My ministerial colleague, Deputy Brendan Howlin, is currently dealing with this area on behalf of the Government. The comprehensive spending review is crucial to our recovery, as well as the reform agenda and ensuring that this State gets back on its feet again. The current budgetary process is not working and is not fit for purpose.

I would like to comment on the banking sector. There is a realisation now that as regards the stress-test reports that have been published, there is a sense both locally and internationally that we are getting to the bottom of the banking problem. There is a sense that we have been told the truth about the potential scale of liabilities the banks will ultimately have to face. That is the first step on the road to restructuring our banks. The statement by the Minister for Finance in the Dáil last Thursday three weeks was about over capitalising our banks to ensure they have higher capital ratios than Swiss banks so that people can be assured their money is safe in them. The largest outflows of deposits have been on the capital side, not the retail side. The economy cannot function unless it has a functioning banking system. We have to ensure there is confidence in our banks and the decision taken by the Government on the two pillar banks is about the future. There is a sense that we have a plan in place to deliver that future through a much stronger supervisory role for the Department of Finance, the Central Bank and others. It was crucially important that this first step in restructuring our banking system was taken by the Government.

This was set out clearly by our party and the Labour Party during the election campaign as the most important issue. It was addressed within three weeks of the Government taking up office and I am proud of that. However, the policy now must be driven, as there is no point in having a plan and demanding reform in the banking sector with new bank boards and management systems, unless we get to a new position. There must be a fundamental cultural change within our banking system. The old arrogance, the notions of grandeur and the days of the bank manager knowing best are over. Managers have to get to know their clients again. They must be involved in their communities and they must be aware of the decisions that have to be made to assist SMEs in towns. The new cultural change means we must return to traditional banking methods if we are to seriously turn everything around.

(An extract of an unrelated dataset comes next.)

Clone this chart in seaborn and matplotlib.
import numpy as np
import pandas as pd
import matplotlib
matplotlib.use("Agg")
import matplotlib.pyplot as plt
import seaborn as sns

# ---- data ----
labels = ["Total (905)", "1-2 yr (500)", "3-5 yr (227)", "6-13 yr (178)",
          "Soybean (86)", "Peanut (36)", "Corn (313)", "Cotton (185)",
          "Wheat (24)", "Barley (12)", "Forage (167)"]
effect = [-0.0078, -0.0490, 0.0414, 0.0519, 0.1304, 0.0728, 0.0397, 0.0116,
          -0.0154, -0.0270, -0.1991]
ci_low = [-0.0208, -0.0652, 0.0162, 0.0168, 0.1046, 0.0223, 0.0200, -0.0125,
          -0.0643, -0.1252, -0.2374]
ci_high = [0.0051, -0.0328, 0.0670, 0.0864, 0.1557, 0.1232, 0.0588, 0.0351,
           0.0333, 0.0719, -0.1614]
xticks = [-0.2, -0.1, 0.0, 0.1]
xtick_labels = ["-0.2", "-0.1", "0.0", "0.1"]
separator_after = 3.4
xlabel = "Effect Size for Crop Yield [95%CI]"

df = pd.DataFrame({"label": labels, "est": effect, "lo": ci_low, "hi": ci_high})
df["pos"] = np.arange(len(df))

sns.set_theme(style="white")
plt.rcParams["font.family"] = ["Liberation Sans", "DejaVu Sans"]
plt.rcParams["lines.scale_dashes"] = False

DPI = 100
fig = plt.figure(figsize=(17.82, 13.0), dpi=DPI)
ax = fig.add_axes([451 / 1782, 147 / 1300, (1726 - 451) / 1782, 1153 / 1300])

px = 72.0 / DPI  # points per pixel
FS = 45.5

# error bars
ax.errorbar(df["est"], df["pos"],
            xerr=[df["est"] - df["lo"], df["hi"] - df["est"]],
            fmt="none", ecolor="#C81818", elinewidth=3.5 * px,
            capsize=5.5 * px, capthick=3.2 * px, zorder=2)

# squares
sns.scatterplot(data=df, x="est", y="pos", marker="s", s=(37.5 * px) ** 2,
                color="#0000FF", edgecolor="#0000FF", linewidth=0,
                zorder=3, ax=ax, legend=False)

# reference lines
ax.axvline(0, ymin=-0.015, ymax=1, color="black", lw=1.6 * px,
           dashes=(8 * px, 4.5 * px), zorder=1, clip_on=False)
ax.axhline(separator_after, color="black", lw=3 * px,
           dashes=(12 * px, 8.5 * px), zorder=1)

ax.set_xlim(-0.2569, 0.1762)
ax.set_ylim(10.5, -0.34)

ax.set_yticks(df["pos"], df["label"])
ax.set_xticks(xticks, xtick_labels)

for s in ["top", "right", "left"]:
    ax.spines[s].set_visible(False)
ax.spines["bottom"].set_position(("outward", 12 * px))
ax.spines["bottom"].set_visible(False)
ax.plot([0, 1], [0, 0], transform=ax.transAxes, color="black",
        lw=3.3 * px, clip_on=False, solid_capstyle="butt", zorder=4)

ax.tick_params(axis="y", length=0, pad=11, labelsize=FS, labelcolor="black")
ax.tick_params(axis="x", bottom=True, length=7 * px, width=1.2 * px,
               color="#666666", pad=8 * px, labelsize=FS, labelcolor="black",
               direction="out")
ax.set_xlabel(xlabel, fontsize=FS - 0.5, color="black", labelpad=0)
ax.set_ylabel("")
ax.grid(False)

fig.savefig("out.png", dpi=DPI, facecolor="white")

We face daunting challenges but the Government has hit the ground running and within five weeks of taking office, major policy announcements were made covering political reform, public sector reform and the reorientation of banking and fiscal policies. It has started as it means to go on by taking decisions that are needed when they are needed. I look forward to the contributions of colleagues on this historic final sitting of this Seanad. I have always believed that the contributions made in the House form an important part of the national debate.